— start of Source data —

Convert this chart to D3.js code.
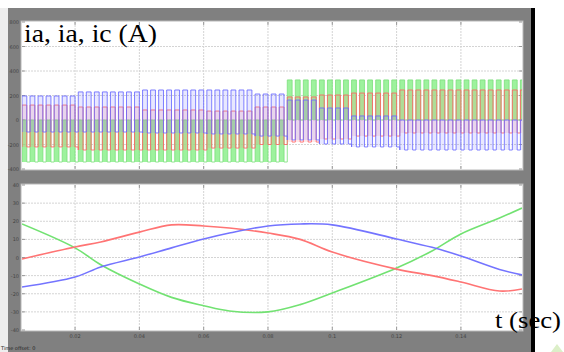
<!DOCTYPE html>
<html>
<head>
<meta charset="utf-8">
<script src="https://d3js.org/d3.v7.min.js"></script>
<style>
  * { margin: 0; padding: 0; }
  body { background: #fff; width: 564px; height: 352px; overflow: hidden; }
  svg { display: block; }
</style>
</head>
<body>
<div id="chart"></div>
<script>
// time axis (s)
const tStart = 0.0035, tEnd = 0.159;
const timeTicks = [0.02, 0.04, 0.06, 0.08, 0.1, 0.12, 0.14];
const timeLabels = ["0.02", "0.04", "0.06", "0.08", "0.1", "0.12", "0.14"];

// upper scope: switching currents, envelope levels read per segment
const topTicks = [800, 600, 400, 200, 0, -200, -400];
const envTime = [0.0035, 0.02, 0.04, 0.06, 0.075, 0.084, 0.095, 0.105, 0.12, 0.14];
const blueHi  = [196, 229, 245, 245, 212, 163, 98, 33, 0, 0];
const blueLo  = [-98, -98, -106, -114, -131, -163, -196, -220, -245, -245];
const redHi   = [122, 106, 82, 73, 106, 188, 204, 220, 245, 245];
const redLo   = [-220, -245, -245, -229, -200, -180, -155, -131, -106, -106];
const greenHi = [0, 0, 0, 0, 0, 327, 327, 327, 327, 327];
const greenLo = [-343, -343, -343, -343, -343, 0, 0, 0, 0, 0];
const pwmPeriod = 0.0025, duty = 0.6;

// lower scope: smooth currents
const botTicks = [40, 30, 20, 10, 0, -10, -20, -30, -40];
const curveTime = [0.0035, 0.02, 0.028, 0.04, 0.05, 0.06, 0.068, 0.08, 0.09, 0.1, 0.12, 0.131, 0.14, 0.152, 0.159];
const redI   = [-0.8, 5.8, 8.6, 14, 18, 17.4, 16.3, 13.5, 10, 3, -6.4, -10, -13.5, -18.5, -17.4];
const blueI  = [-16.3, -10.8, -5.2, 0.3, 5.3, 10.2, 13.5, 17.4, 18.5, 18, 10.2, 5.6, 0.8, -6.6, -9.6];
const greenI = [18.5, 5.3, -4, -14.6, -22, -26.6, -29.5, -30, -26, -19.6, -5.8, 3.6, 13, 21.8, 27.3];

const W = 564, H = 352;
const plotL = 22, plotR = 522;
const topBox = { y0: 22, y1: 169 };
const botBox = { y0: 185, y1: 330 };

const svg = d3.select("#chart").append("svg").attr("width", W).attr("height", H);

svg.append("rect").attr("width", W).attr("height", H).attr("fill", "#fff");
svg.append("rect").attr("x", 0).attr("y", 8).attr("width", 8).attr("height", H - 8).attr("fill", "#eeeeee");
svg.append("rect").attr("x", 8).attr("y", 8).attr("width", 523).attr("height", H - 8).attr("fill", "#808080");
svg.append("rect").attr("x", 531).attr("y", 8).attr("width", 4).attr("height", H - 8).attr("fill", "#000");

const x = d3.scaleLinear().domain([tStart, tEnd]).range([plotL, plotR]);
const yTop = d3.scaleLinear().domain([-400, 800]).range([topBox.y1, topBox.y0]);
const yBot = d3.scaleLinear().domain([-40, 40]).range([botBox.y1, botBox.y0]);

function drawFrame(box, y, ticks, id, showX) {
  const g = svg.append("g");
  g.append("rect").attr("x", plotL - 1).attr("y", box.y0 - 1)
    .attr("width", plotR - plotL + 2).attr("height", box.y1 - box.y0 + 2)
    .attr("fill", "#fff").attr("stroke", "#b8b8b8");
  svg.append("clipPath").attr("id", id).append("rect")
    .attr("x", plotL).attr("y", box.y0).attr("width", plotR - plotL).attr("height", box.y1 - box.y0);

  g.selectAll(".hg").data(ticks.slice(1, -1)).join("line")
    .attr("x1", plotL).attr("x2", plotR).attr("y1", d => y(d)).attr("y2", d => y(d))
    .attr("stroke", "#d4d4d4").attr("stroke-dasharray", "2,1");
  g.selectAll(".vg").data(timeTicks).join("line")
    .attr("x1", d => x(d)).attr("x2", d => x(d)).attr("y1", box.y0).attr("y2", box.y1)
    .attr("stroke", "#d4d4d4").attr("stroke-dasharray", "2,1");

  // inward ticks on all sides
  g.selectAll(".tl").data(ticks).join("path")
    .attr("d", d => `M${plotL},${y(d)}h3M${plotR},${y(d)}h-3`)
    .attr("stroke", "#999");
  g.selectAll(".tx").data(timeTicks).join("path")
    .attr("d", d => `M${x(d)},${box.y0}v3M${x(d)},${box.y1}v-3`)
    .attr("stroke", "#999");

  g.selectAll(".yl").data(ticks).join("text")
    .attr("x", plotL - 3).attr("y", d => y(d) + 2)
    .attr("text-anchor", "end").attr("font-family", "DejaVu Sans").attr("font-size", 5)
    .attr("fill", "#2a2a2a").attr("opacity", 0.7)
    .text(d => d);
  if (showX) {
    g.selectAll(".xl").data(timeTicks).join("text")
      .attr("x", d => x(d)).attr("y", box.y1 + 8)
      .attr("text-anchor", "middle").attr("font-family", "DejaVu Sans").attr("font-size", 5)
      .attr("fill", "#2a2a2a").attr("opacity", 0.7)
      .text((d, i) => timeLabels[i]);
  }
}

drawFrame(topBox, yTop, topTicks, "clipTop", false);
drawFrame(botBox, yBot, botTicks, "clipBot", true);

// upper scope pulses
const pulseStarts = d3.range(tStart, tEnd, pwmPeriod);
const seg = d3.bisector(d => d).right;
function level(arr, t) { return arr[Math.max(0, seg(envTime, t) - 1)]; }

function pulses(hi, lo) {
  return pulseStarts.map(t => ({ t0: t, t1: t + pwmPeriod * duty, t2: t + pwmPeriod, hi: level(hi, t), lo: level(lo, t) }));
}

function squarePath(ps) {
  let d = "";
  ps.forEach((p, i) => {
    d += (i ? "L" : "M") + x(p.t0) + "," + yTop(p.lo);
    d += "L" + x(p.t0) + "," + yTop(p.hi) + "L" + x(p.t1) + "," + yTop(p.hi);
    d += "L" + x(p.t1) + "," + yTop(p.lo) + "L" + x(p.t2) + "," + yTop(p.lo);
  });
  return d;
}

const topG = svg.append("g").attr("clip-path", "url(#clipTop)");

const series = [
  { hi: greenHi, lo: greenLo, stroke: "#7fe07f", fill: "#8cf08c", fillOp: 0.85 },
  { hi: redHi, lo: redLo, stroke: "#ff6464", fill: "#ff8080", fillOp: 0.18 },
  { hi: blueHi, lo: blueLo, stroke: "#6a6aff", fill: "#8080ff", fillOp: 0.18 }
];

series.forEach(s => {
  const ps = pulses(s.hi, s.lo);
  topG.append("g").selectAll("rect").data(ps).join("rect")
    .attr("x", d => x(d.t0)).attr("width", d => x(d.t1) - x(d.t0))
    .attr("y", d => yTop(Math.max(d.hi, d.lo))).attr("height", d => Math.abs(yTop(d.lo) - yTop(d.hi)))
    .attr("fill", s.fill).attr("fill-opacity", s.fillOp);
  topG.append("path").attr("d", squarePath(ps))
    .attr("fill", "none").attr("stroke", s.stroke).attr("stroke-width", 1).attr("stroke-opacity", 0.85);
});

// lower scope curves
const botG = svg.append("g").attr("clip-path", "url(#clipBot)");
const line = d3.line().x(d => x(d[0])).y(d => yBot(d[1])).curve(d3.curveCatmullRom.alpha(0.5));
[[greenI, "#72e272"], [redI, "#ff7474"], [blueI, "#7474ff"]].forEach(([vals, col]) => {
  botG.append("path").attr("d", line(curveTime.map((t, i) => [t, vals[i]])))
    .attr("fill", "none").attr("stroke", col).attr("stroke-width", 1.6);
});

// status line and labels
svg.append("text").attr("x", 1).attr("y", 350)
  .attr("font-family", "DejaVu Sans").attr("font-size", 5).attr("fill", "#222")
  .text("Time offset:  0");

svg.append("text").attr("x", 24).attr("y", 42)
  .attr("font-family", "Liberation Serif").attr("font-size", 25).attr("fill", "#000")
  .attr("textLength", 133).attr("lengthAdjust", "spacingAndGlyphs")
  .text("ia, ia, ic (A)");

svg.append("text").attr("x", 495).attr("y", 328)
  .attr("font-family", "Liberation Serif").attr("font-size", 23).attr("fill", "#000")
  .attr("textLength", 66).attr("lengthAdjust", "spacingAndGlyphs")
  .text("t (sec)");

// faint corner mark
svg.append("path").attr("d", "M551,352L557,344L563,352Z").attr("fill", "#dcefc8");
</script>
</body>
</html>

— end of Source data —

What you need to do: Report all lines of the data that include the word "chart".

Answer to this task:
Convert this chart to D3.js code.
<div id="chart"></div>
const svg = d3.select("#chart").append("svg").attr("width", W).attr("height", H);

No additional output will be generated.